Quindi non chiedermi chi è l’Unforgivable Sinner, il peccatore imperdonabile della canzone, perché non intendo dirlo!”.

Qual è la prova di affetto, da parte dei tuoi fan, che ti ha colpito maggiormente?

“Risale al Festivalbar, di cui sono stata ospite la scorsa estate. Chi mi conosce sa che quando canto, soprattutto Unforgivanle Sinner, rimango sempre seria. In quella circostanza però, constatare che il pubblico conosceva a memoria non solo il ritornello ma tutti i versi, mi ha commosso al punto che stavo per mettermi a piangere. Poi, invece, sono scoppiata a ridere dalla gioia. Confesso che a volte ho dei rimorsi, perché ricevo tantissime lettere a Tromsø, dove abitano ancora i miei genitori. Io però adesso sto ad Oslo, perché li si trovano la sede norvegese della mia casa discografica, le tv e i giornali. Purtroppo raramente trovo il tempo per rispondere”.

Che musica ascolti?

“Alanis Morissette, Skunk Anansie, Cardigans, Cranberries, U2, Janet Jackson, Chemical Brothers… Non esiste un unico modello d’ispirazione, perché quando ascolto musica lo faccio per rilassarmi; non per vedere se c’è qualcosa da copiare”.

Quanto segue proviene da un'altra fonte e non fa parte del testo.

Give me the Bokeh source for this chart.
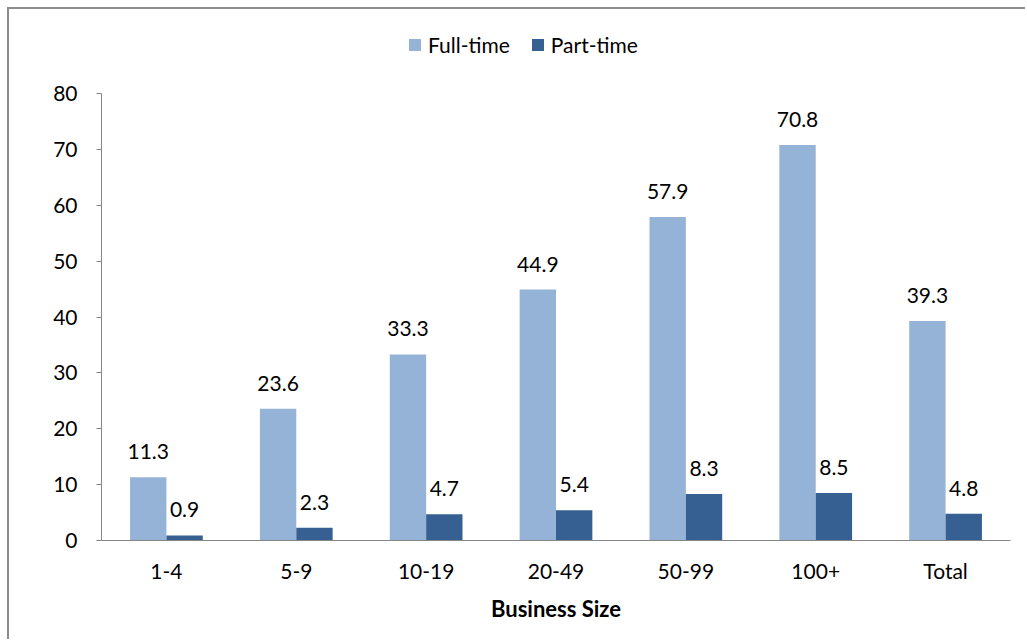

Hai mai vissuto con un senso di frustrazione il fatto di essere cresciuta geograficamente ai margini del mondo?

“No, perché prima non avevo termini di paragone. E ora che sono spesso lontana da casa, ho rivalutato la Norvegia al punto da stabilire che è l’unico posto in cui potrei vivere “da grande””.

Che servono a stemperare la morsa depressiva di un inverno implacabilmente buio, durante il quale il sole non sorge mai. Contrapposto all’estate quando, al contrario, non tramonta neppure a mezzanotte!

“Penso che tutta quell’oscurità e il freddo risulterebbero insopportabili per voi italiani. Ma io devo molto a quel clima. Il fatto di essere costretti a starsene tappati in casa per mesi costringe le persone a trovarsi qualcosa da fare”.